The Delivery Unit by design is lean but highly skilled and specialized. There are thematic team leaders in charge of each key priority sector, supported by specialists and other consultants. The Office of the Prime Minister recruit the staff on contractual basis according to the Public Service guidelines.

The staff are results focused and will receive continuous training to sharpen the unit’s capacity to deliver results. Staff are currently receiving continuous training through consultations with Delivery Associates in the United Kingdom and Ministerial Leadership in Health of Harvard, USA.

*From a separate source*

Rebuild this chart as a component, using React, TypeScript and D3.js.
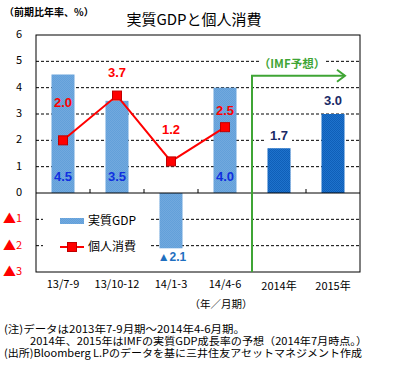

DESIRED RESULTS AND SUCCESS INDICATORS

  1. Provide the Prime Minister and through him the President regular/routine reporting of outcomes on the sector set targets on the identified key priorities and core infrastructure projects, with real time data and evidence.
  1. Provide prompt collaborative problem-solving mechanisms across the sectors, which will ensure continuous building of strong and collaborative relationships across government for unblocking the obstacles and enhanced productivity.
  1. Establish a robust mechanism for service delivery in the Prime Minister’s Office on the key government priorities with concrete action plans indicating measurable outcomes, with funding requirements provided and incorporated in the Government Budget.
  1. Achieve improved sector planning processes with greater coordination and prioritisation across government, well-articulated performance management frameworks, budget allocation, implementation outputs, monitoring and delivery of specified targets in the top priorities.

Achievements

  • Supported the transition from paper based report to biometric system for health worker attendance reporting for 8 district hospitals, 29 Health Centre IVs, 189 HC IIIs in the 22 PMDU focus Districts in Eastern Uganda resulting into improved health workers’ attendance to duty from 51% in 2016 to 93% in 2018;
  • Supported establishment of policy framework for tools to ensure tracking of teacher presence within 20 PMDU focus districts resulting into reduction of teacher absenteeism from 15% in 2015 to 4% in 2018;
  • Developed the cotton and textile apparel roadmap;
  • Completed the acceleration lab concept paper for the Infrastructure, Jobs and Income thematic areas;
  • Introduced the service delivery partnerships forums across the sectors working as inter-ministerial task teams and across the districts known as the Regional Stakeholder forums with the objective of easing communication and unblocking constraints to effective service delivery;
  • Compiled delivery status reports on the Coffee roadmap.